Common metrics include:
- **Accuracy**: Overall, how often is the classifier correct?
- 
  $$[
  \text{Accuracy} = \frac{TP + TN}{TP + TN + FP + FN}
  ]$$
  
- **Precision**: Of the predicted positives, how many were true positives?
- 
  $$[
  \text{Precision} = \frac{TP}{TP + FP}
  ]$$
  
- **Recall (Sensitivity, True Positive Rate)**: Of the actual positives, how many were predicted correctly?
  
  $$[
  \text{Recall} = \frac{TP}{TP + FN}
  ]$$
  
- **F1 Score**: The harmonic mean of precision and recall, providing a single metric that balances both.
- 
  $$[
  \text{F1 Score} = 2 \times \frac{\text{Precision} \times \text{Recall}}{\text{Precision} + \text{Recall}}
  ]$$
  
- **Specificity (True Negative Rate)**: Of the actual negatives, how many were predicted correctly?
- 
  $$ \ [
  \text{Specificity} = \frac{TN}{TN + FP}
  ]$$



### Q9. What is the relationship between the accuracy of a model and the values in its confusion matrix?
**Accuracy** is directly derived from the confusion matrix and represents the proportion of total correct predictions (both TP and TN) out of all predictions made. However, accuracy can be misleading if the dataset is imbalanced because it doesn’t differentiate between the types of errors (FP vs. FN). 
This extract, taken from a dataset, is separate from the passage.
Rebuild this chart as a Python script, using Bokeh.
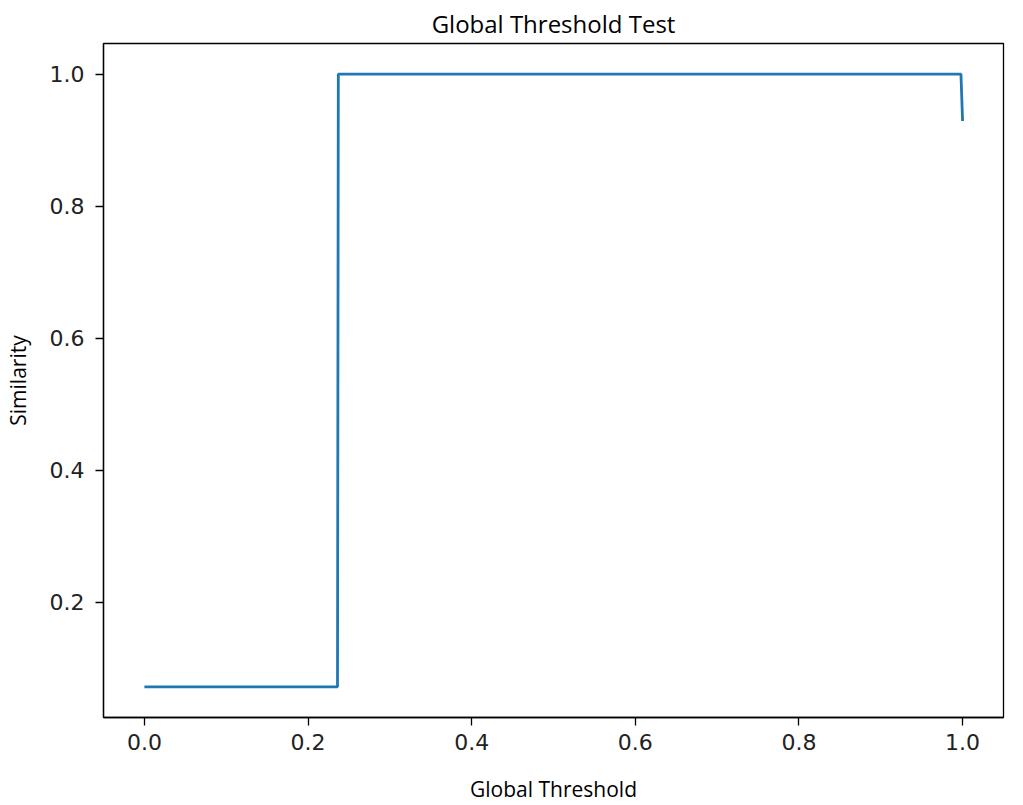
from bokeh.plotting import figure
from bokeh.models import Range1d, FixedTicker, NumeralTickFormatter
from bokeh.embed import file_html
from bokeh.resources import INLINE

# data
thresholds = [0.0, 0.236, 0.237, 0.998, 1.0]
similarity = [0.072, 0.072, 1.0, 1.0, 0.929]
x_ticks = [0.0, 0.2, 0.4, 0.6, 0.8, 1.0]
y_ticks = [0.2, 0.4, 0.6, 0.8, 1.0]

p = figure(width=1007, height=805, output_backend="svg", toolbar_location=None,
           x_range=Range1d(-0.05, 1.05), y_range=Range1d(0.0256, 1.0464),
           title="Global Threshold Test",
           min_border_left=94, min_border_right=4, min_border_top=35, min_border_bottom=74)

p.line(thresholds, similarity, line_color="#1f77b4", line_width=2.8)

p.title.align = "center"
p.title.text_font = "Open Sans"
p.title.text_font_size = "24px"
p.title.text_font_style = "normal"
p.title.text_color = "black"
p.title.standoff = 8

p.xgrid.visible = False
p.ygrid.visible = False
p.outline_line_color = "black"
p.outline_line_width = 1.3
p.background_fill_color = "white"
p.border_fill_color = "white"

for ax in (p.xaxis[0], p.yaxis[0]):
    ax.axis_line_color = "black"
    ax.axis_line_width = 1.3
    ax.major_tick_line_color = "black"
    ax.major_tick_line_width = 1.3
    ax.major_tick_out = 8
    ax.major_tick_in = 0
    ax.minor_tick_line_color = None
    ax.major_label_text_font = "DejaVu Sans"
    ax.major_label_text_font_size = "22px"
    ax.major_label_text_color = "#222222"
    ax.axis_label_text_font = "Open Sans"
    ax.axis_label_text_font_size = "21px"
    ax.axis_label_text_font_style = "normal"
    ax.axis_label_text_color = "black"
    ax.formatter = NumeralTickFormatter(format="0.0")

p.xaxis.ticker = FixedTicker(ticks=x_ticks)
p.yaxis.ticker = FixedTicker(ticks=y_ticks)
p.xaxis.axis_label = "Global Threshold"
p.yaxis.axis_label = "Similarity"
p.xaxis.major_label_standoff = 8
p.yaxis.major_label_standoff = 11
p.xaxis.axis_label_standoff = 22
p.yaxis.axis_label_standoff = 15

open("out.html", "w").write(file_html(p, INLINE))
For instance, in a dataset where 95% of the labels are negative, a model that always predicts "negative" will have 95% accuracy, despite not identifying any positive cases.



### Q10. How can you use a confusion matrix to identify potential biases or limitations in your machine learning model?
By analyzing the confusion matrix:
- **Class imbalance**: High values in either FP or FN may indicate the model struggles with certain classes, especially in imbalanced datasets.
- **Bias towards a particular class**: If the model tends to predict one class over another, it may reflect a bias, possibly due to skewed training data.
- **Error patterns**: Specific patterns in FP or FN can reveal systematic errors, such as consistently misclassifying one particular class as another, suggesting areas where the model could be improved.